We told him we didn’t care what job he had, we’d back him all his life. We said he had the love and support of his family and that was all that mattered.

Robbie soon vowed to work his hardest to prove Fergie wrong. And he did because he had immense ­determination.

So I hope I’m forgiven for feeling a little bit proud as I listened to his commentary.

I still don’t feel confident enough to go out. I’ve ignored the confusing ­guidelines and will go out when I feel the time’s right in my heart.

Robbie said he’d like me to stay at his house for a week when I feel ready.

I had to confess I don’t find his guest bed too comfortable, as it’s so low I have to work hard to hoist myself out of it. He said: “No problem, we’ll change the bed.”

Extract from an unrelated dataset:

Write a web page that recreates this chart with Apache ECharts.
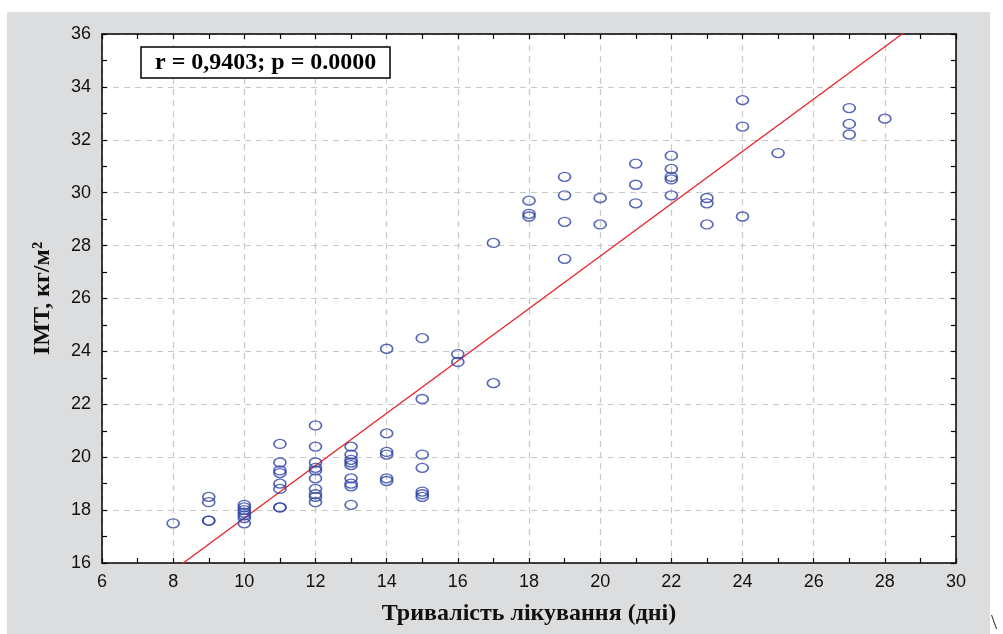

Then I owned up to finding it hard to shower at his house because I can’t stand up for very long without a railing or seat.

And Robbie said: “No problem – we’ll get you a special shower seat”.

Just as I was thinking, ‘Isn’t Robbie so welcoming and lovely?’, he added with a smirk: “Mind you, it’ll need to be a really BIG seat.”

It’s hard twerk

Watching Come Dine With Me this week, a girl took her guests out to the garden to teach them how to twerk.

My legs were feeling good that day. So I held the door handle with one hand and had my walking stick in the other and had a go. I looked more like Mr Blobby than the girl on TV. And I put my back out – so I won’t try it again any time soon.